[Supplied material start]

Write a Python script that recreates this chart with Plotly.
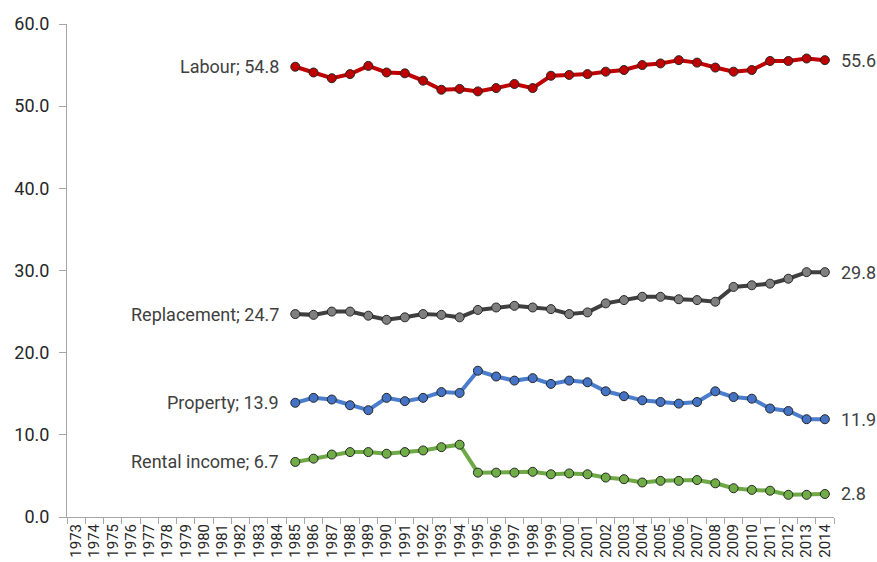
import plotly.graph_objects as go

years_all = [str(y) for y in range(1973, 2015)]
years = [str(y) for y in range(1985, 2015)]

labour = [54.8, 54.1, 53.4, 53.9, 54.9, 54.1, 54.0, 53.1, 52.0, 52.1, 51.8, 52.2, 52.7, 52.2, 53.7, 53.8,
          53.9, 54.2, 54.4, 55.0, 55.2, 55.6, 55.3, 54.7, 54.2, 54.4, 55.5, 55.5, 55.8, 55.6]
replacement = [24.7, 24.6, 25.0, 25.0, 24.5, 24.0, 24.3, 24.7, 24.6, 24.3, 25.2, 25.5, 25.7, 25.5, 25.3, 24.7,
               24.9, 26.0, 26.4, 26.8, 26.8, 26.5, 26.4, 26.2, 28.0, 28.2, 28.4, 29.0, 29.8, 29.8]
property_ = [13.9, 14.5, 14.3, 13.6, 13.0, 14.5, 14.1, 14.5, 15.2, 15.1, 17.8, 17.1, 16.6, 16.9, 16.2, 16.6,
             16.4, 15.3, 14.7, 14.2, 14.0, 13.8, 14.0, 15.3, 14.6, 14.4, 13.2, 12.9, 11.9, 11.9]
rental = [6.7, 7.1, 7.6, 7.9, 7.9, 7.7, 7.9, 8.1, 8.5, 8.8, 5.4, 5.4, 5.4, 5.5, 5.2, 5.3,
          5.2, 4.8, 4.6, 4.2, 4.4, 4.4, 4.5, 4.1, 3.5, 3.3, 3.2, 2.7, 2.7, 2.8]

series_names = ["Labour", "Replacement", "Property", "Rental income"]
series_values = [labour, replacement, property_, rental]
line_colors = ["#C00000", "#3F3F3F", "#4A7DCC", "#6DAA45"]
marker_colors = ["#C00000", "#7F7F7F", "#4472C4", "#70AD47"]

FONT = "Roboto"
TEXT = "#404040"

fig = go.Figure()
annotations = []
first_idx = years_all.index(years[0])
last_idx = years_all.index(years[-1])
for name, vals, lc, mc in zip(series_names, series_values, line_colors, marker_colors):
    fig.add_trace(go.Scatter(
        x=years, y=vals, mode="lines+markers", name=name,
        line=dict(color=lc, width=4),
        marker=dict(size=9, color=mc, line=dict(color="#262626", width=1)),
        showlegend=False,
    ))
    annotations.append(dict(x=first_idx, y=vals[0], xref="x", yref="y",
                            text=f"{name}; {vals[0]:.1f}", showarrow=False,
                            xanchor="right", yanchor="middle", xshift=-14,
                            font=dict(family=FONT, size=18, color=TEXT)))
    annotations.append(dict(x=last_idx, y=vals[-1], xref="x", yref="y",
                            text=f"{vals[-1]:.1f}", showarrow=False,
                            xanchor="left", yanchor="middle", xshift=14,
                            font=dict(family=FONT, size=18, color=TEXT)))

fig.update_layout(
    width=877, height=562,
    margin=dict(l=67, r=43, t=24, b=45),
    paper_bgcolor="white", plot_bgcolor="white",
    annotations=annotations,
    font=dict(family=FONT, color=TEXT),
)
fig.update_xaxes(
    type="category", categoryorder="array", categoryarray=years_all,
    range=[-0.5, len(years_all) - 0.5], automargin=False,
    tickvals=years_all, ticktext=years_all,
    tickangle=-90, tickson="boundaries", ticks="outside", ticklen=6,
    tickcolor="#A6A6A6", showline=True, linecolor="#A6A6A6", linewidth=1,
    showgrid=False, zeroline=False,
    tickfont=dict(family=FONT, size=15, color="#262626"),
)
fig.update_yaxes(
    range=[0, 60], dtick=10, tick0=0, tickformat=".1f", automargin=False,
    ticks="outside", ticklen=7, tickcolor="#A6A6A6", ticklabelstandoff=6,
    showline=True, linecolor="#A6A6A6", linewidth=1,
    showgrid=False, zeroline=False,
    tickfont=dict(family=FONT, size=18, color="#262626"),
)

fig.write_html("out.html", config={"displayModeBar": False},
               post_script="document.body.style.margin='0';document.body.style.padding='0';")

[Supplied material end]

**Work to complete**
Copy the data exactly. Any picture it contains is to be omitted.

**Written solution**
Write a Python script that recreates this chart with Plotly.
import plotly.graph_objects as go

years_all = [str(y) for y in range(1973, 2015)]
years = [str(y) for y in range(1985, 2015)]

labour = [54.8, 54.1, 53.4, 53.9, 54.9, 54.1, 54.0, 53.1, 52.0, 52.1, 51.8, 52.2, 52.7, 52.2, 53.7, 53.8,
          53.9, 54.2, 54.4, 55.0, 55.2, 55.6, 55.3, 54.7, 54.2, 54.4, 55.5, 55.5, 55.8, 55.6]
replacement = [24.7, 24.6, 25.0, 25.0, 24.5, 24.0, 24.3, 24.7, 24.6, 24.3, 25.2, 25.5, 25.7, 25.5, 25.3, 24.7,
               24.9, 26.0, 26.4, 26.8, 26.8, 26.5, 26.4, 26.2, 28.0, 28.2, 28.4, 29.0, 29.8, 29.8]
property_ = [13.9, 14.5, 14.3, 13.6, 13.0, 14.5, 14.1, 14.5, 15.2, 15.1, 17.8, 17.1, 16.6, 16.9, 16.2, 16.6,
             16.4, 15.3, 14.7, 14.2, 14.0, 13.8, 14.0, 15.3, 14.6, 14.4, 13.2, 12.9, 11.9, 11.9]
rental = [6.7, 7.1, 7.6, 7.9, 7.9, 7.7, 7.9, 8.1, 8.5, 8.8, 5.4, 5.4, 5.4, 5.5, 5.2, 5.3,
          5.2, 4.8, 4.6, 4.2, 4.4, 4.4, 4.5, 4.1, 3.5, 3.3, 3.2, 2.7, 2.7, 2.8]

series_names = ["Labour", "Replacement", "Property", "Rental income"]
series_values = [labour, replacement, property_, rental]
line_colors = ["#C00000", "#3F3F3F", "#4A7DCC", "#6DAA45"]
marker_colors = ["#C00000", "#7F7F7F", "#4472C4", "#70AD47"]

FONT = "Roboto"
TEXT = "#404040"

fig = go.Figure()
annotations = []
first_idx = years_all.index(years[0])
last_idx = years_all.index(years[-1])
for name, vals, lc, mc in zip(series_names, series_values, line_colors, marker_colors):
    fig.add_trace(go.Scatter(
        x=years, y=vals, mode="lines+markers", name=name,
        line=dict(color=lc, width=4),
        marker=dict(size=9, color=mc, line=dict(color="#262626", width=1)),
        showlegend=False,
    ))
    annotations.append(dict(x=first_idx, y=vals[0], xref="x", yref="y",
                            text=f"{name}; {vals[0]:.1f}", showarrow=False,
                            xanchor="right", yanchor="middle", xshift=-14,
                            font=dict(family=FONT, size=18, color=TEXT)))
    annotations.append(dict(x=last_idx, y=vals[-1], xref="x", yref="y",
                            text=f"{vals[-1]:.1f}", showarrow=False,
                            xanchor="left", yanchor="middle", xshift=14,
                            font=dict(family=FONT, size=18, color=TEXT)))

fig.update_layout(
    width=877, height=562,
    margin=dict(l=67, r=43, t=24, b=45),
    paper_bgcolor="white", plot_bgcolor="white",
    annotations=annotations,
    font=dict(family=FONT, color=TEXT),
)
fig.update_xaxes(
    type="category", categoryorder="array", categoryarray=years_all,
    range=[-0.5, len(years_all) - 0.5], automargin=False,
    tickvals=years_all, ticktext=years_all,
    tickangle=-90, tickson="boundaries", ticks="outside", ticklen=6,
    tickcolor="#A6A6A6", showline=True, linecolor="#A6A6A6", linewidth=1,
    showgrid=False, zeroline=False,
    tickfont=dict(family=FONT, size=15, color="#262626"),
)
fig.update_yaxes(
    range=[0, 60], dtick=10, tick0=0, tickformat=".1f", automargin=False,
    ticks="outside", ticklen=7, tickcolor="#A6A6A6", ticklabelstandoff=6,
    showline=True, linecolor="#A6A6A6", linewidth=1,
    showgrid=False, zeroline=False,
    tickfont=dict(family=FONT, size=18, color="#262626"),
)

fig.write_html("out.html", config={"displayModeBar": False},
               post_script="document.body.style.margin='0';document.body.style.padding='0';")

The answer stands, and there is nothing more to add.